**Entries taken from a collection**

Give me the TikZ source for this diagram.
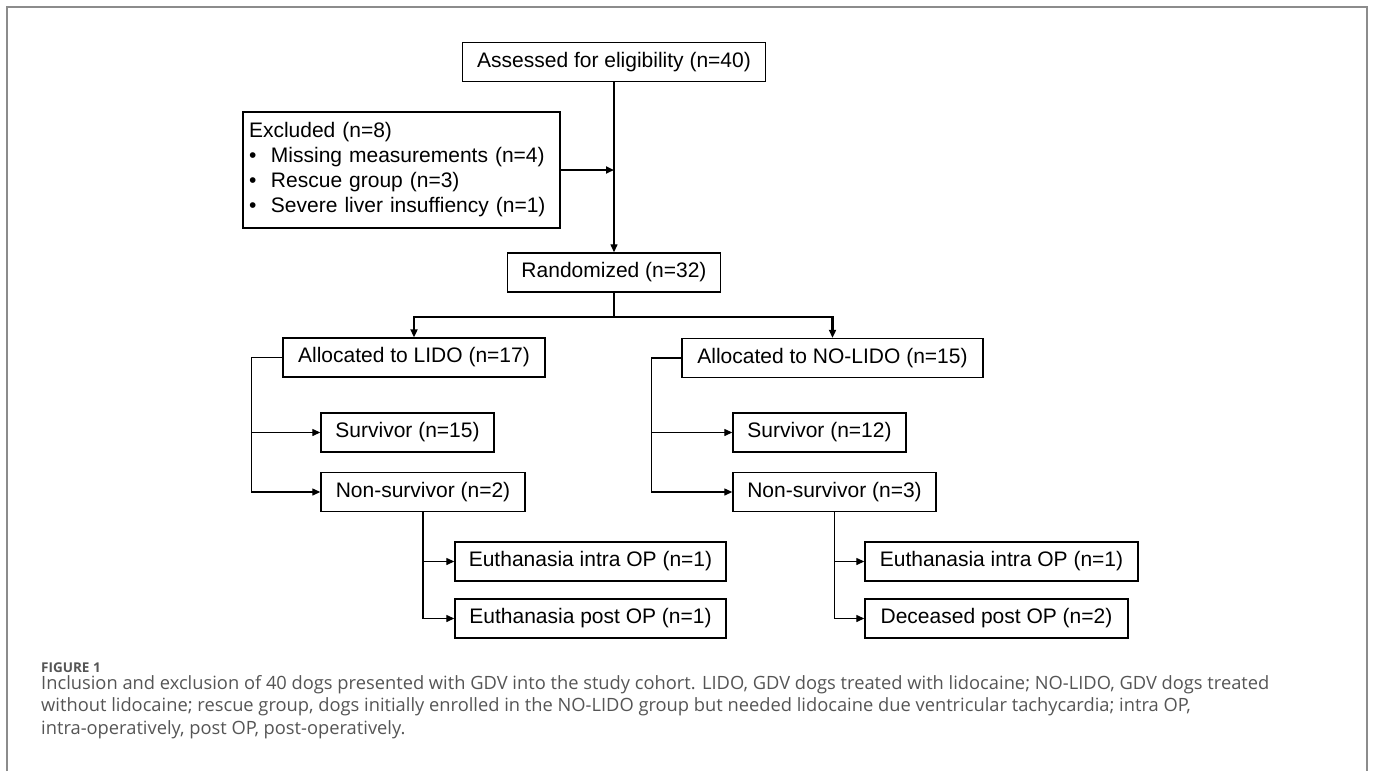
\documentclass[tikz,border=0pt]{standalone}
\usepackage{fontspec}
\setmainfont{Liberation Sans}
\newfontfamily\capfont{Open Sans}
\usetikzlibrary{arrows.meta}
\definecolor{framegray}{HTML}{8C8C8C}
\definecolor{capgray}{HTML}{555555}

\begin{document}
\begin{tikzpicture}[x=1pt, y=-1pt, >={Triangle[length=8pt,width=7pt]}]

\tikzstyle{box}=[rectangle, draw, line width=1.4pt, minimum height=39pt, inner xsep=8pt, font=\fontsize{21}{25}\selectfont]
\tikzstyle{arrow}=[->, line width=1.3pt]
\tikzstyle{thickarrow}=[->, line width=2.4pt]

\useasboundingbox (0,0) rectangle (1373,771);
\draw [framegray, line width=2pt] (7,771) -- (7,7) -- (1367,7) -- (1367,771);

\node (A) [box, minimum width=303pt] at (614,62) {Assessed for eligibility (n=40)};

\node (E) [box, text width=305pt, inner xsep=6pt, minimum height=116pt, align=left] at (401.5,170) {Excluded (n=8)\\
\makebox[22pt][l]{\textbullet}Missing measurements (n=4)\\
\makebox[22pt][l]{\textbullet}Rescue group (n=3)\\
\makebox[22pt][l]{\textbullet}Severe liver insuffiency (n=1)};

\node (R) [box, minimum width=213pt] at (614,272.5) {Randomized (n=32)};

\node (L) [box, minimum width=262pt] at (414,357.5) {Allocated to LIDO (n=17)};
\node (N) [box, minimum width=301pt] at (832.5,358) {Allocated to NO-LIDO (n=15)};

% LIDO arm
\node (LS) [box, minimum width=173pt] at (407.5,432.5) {Survivor (n=15)};
\node (LD) [box, minimum width=204pt] at (423,492) {Non-survivor (n=2)};
\node (LD1) [box, minimum width=271pt] at (590.5,561.5) {Euthanasia intra OP (n=1)};
\node (LD2) [box, minimum width=271pt] at (590.5,618.5) {Euthanasia post OP (n=1)};

% NO-LIDO arm
\node (NS) [box, minimum width=173pt] at (819.5,432.5) {Survivor (n=12)};
\node (ND) [box, minimum width=203pt] at (834.5,492) {Non-survivor (n=3)};
\node (ND1) [box, minimum width=273pt] at (1001.5,561.5) {Euthanasia intra OP (n=1)};
\node (ND2) [box, minimum width=263pt] at (996.5,618.5) {Deceased post OP (n=2)};

\draw [arrow] (A.south) -- (R.north);
\draw [thickarrow] (E.east) -- (E.east -| R.north);
\draw [thickarrow] (R.south) -- ++(0,24) -| (L.north);
\draw [thickarrow] (R.south) -- ++(0,24) -| (N.north);

\draw [arrow] (L.west) -- ++(-31,0) |- (LD.west);
\draw [arrow] (LS.west -| 252,0) -- (LS.west);
\draw [arrow] (LD.south) |- (LD2.west);
\draw [arrow] (LD.south |- LD1.west) -- (LD1.west);

\draw [arrow] (N.west) -- ++(-30,0) |- (ND.west);
\draw [arrow] (NS.west -| 652,0) -- (NS.west);
\draw [arrow] (ND.south) |- (ND2.west);
\draw [arrow] (ND.south |- ND1.west) -- (ND1.west);

\node (F) [anchor=base west, inner sep=0pt, text=capgray, font=\capfont\bfseries\fontsize{13.5}{15}\selectfont] at (41,672.5) {FIGURE 1};
\node (C) [anchor=north west, inner sep=0pt, text=capgray, align=left, font=\capfont\fontsize{18.3}{22.5}\selectfont] at (41,675) {Inclusion and exclusion of 40 dogs presented with GDV into the study cohort. LIDO, GDV dogs treated with lidocaine; NO-LIDO, GDV dogs treated\\
without lidocaine; rescue group, dogs initially enrolled in the NO-LIDO group but needed lidocaine due ventricular tachycardia; intra OP,\\
intra-operatively, post OP, post-operatively.};

\end{tikzpicture}
\end{document}
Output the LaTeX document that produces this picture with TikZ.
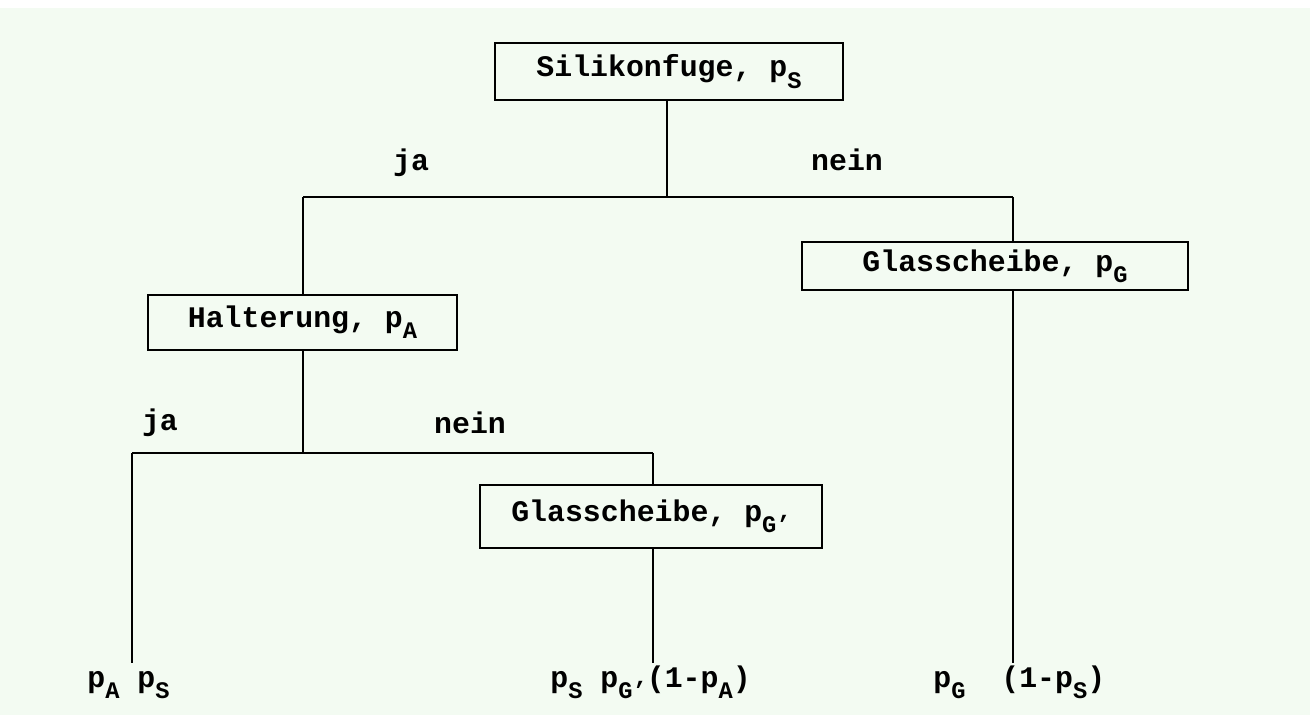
\documentclass[tikz,border=0pt]{standalone}
\usepackage{fontspec}
\setmainfont{Liberation Mono}[BoldFont={* Bold}]
\definecolor{bgpale}{RGB}{243,251,242}
\newcommand{\subx}[1]{\raisebox{-0.38em}{\fontsize{13.5}{14}\selectfont #1}}
\tikzset{
  box/.style={draw=black, line width=1.2pt, inner sep=0pt, font=\bfseries\fontsize{17}{20}\selectfont},
  lbl/.style={inner sep=0pt, font=\bfseries\fontsize{17}{20}\selectfont},
  res/.style={inner sep=0pt, anchor=base west, font=\bfseries\fontsize{17}{20}\selectfont},
  conn/.style={line width=1.2pt, black}
}
\begin{document}
\begin{tikzpicture}[x=0.02cm,y=-0.02cm]
\fill[white] (0,0) rectangle (1310,715);
\fill[bgpale] (0,8) rectangle (1310,715);
\useasboundingbox (0,0) rectangle (1310,715);

\node[box, minimum width=348*0.02cm, minimum height=57*0.02cm] (sil) at (669,71.5) {Silikonfuge, p\subx{S}};
\node[box, minimum width=386*0.02cm, minimum height=48*0.02cm] (glr) at (995,266) {Glasscheibe, p\subx{G}};
\node[box, minimum width=309*0.02cm, minimum height=55*0.02cm] (hal) at (302.5,322.5) {Halterung, p\subx{A}};
\node[box, minimum width=342*0.02cm, minimum height=63*0.02cm] (gll) at (651,516.5) {Glasscheibe, p\subx{G'}};

\coordinate (j1) at (667,197);
\coordinate (j1l) at (303,197);
\coordinate (j1r) at (1013,197);
\coordinate (j2) at (303,453);
\coordinate (j2l) at (132,453);
\coordinate (j2r) at (653,453);
\coordinate (e1) at (132,663);
\coordinate (e2) at (653,663);
\coordinate (e3) at (1013,663);

\draw[conn] (sil.south -| j1) -- (j1);
\draw[conn] (j1l) -- (j1r);
\draw[conn] (j1l) -- (hal.north -| j1l);
\draw[conn] (j1r) -- (glr.north -| j1r);
\draw[conn] (hal.south -| j2) -- (j2);
\draw[conn] (j2l) -- (j2r);
\draw[conn] (j2l) -- (e1);
\draw[conn] (j2r) -- (gll.north -| j2r);
\draw[conn] (gll.south -| e2) -- (e2);
\draw[conn] (glr.south -| e3) -- (e3);

\node[lbl] (ja1) at (411,163) {ja};
\node[lbl] (nein1) at (847,160) {nein};
\node[lbl] (ja2) at (160,423) {ja};
\node[lbl] (nein2) at (470,423) {nein};

\node[res] (r1) at (87,687) {p\subx{A} p\subx{S}};
\node[res] (r2) at (550,687) {p\subx{S} p\subx{G'}(1-p\subx{A})};
\node[res] (r3) at (933,687) {p\subx{G}\ \ (1-p\subx{S})};
\end{tikzpicture}
\end{document}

**INSTRUCTIONS FOR THE TASK**
Only the lines from the start of the entries above to the line containing "(ND2) [box, minimum" are to be given again, exactly and with both ends included; pictures are excluded.

**WORKED ANSWER**
Give me the TikZ source for this diagram.
\documentclass[tikz,border=0pt]{standalone}
\usepackage{fontspec}
\setmainfont{Liberation Sans}
\newfontfamily\capfont{Open Sans}
\usetikzlibrary{arrows.meta}
\definecolor{framegray}{HTML}{8C8C8C}
\definecolor{capgray}{HTML}{555555}

\begin{document}
\begin{tikzpicture}[x=1pt, y=-1pt, >={Triangle[length=8pt,width=7pt]}]

\tikzstyle{box}=[rectangle, draw, line width=1.4pt, minimum height=39pt, inner xsep=8pt, font=\fontsize{21}{25}\selectfont]
\tikzstyle{arrow}=[->, line width=1.3pt]
\tikzstyle{thickarrow}=[->, line width=2.4pt]

\useasboundingbox (0,0) rectangle (1373,771);
\draw [framegray, line width=2pt] (7,771) -- (7,7) -- (1367,7) -- (1367,771);

\node (A) [box, minimum width=303pt] at (614,62) {Assessed for eligibility (n=40)};

\node (E) [box, text width=305pt, inner xsep=6pt, minimum height=116pt, align=left] at (401.5,170) {Excluded (n=8)\\
\makebox[22pt][l]{\textbullet}Missing measurements (n=4)\\
\makebox[22pt][l]{\textbullet}Rescue group (n=3)\\
\makebox[22pt][l]{\textbullet}Severe liver insuffiency (n=1)};

\node (R) [box, minimum width=213pt] at (614,272.5) {Randomized (n=32)};

\node (L) [box, minimum width=262pt] at (414,357.5) {Allocated to LIDO (n=17)};
\node (N) [box, minimum width=301pt] at (832.5,358) {Allocated to NO-LIDO (n=15)};

% LIDO arm
\node (LS) [box, minimum width=173pt] at (407.5,432.5) {Survivor (n=15)};
\node (LD) [box, minimum width=204pt] at (423,492) {Non-survivor (n=2)};
\node (LD1) [box, minimum width=271pt] at (590.5,561.5) {Euthanasia intra OP (n=1)};
\node (LD2) [box, minimum width=271pt] at (590.5,618.5) {Euthanasia post OP (n=1)};

% NO-LIDO arm
\node (NS) [box, minimum width=173pt] at (819.5,432.5) {Survivor (n=12)};
\node (ND) [box, minimum width=203pt] at (834.5,492) {Non-survivor (n=3)};
\node (ND1) [box, minimum width=273pt] at (1001.5,561.5) {Euthanasia intra OP (n=1)};
\node (ND2) [box, minimum width=263pt] at (996.5,618.5) {Deceased post OP (n=2)};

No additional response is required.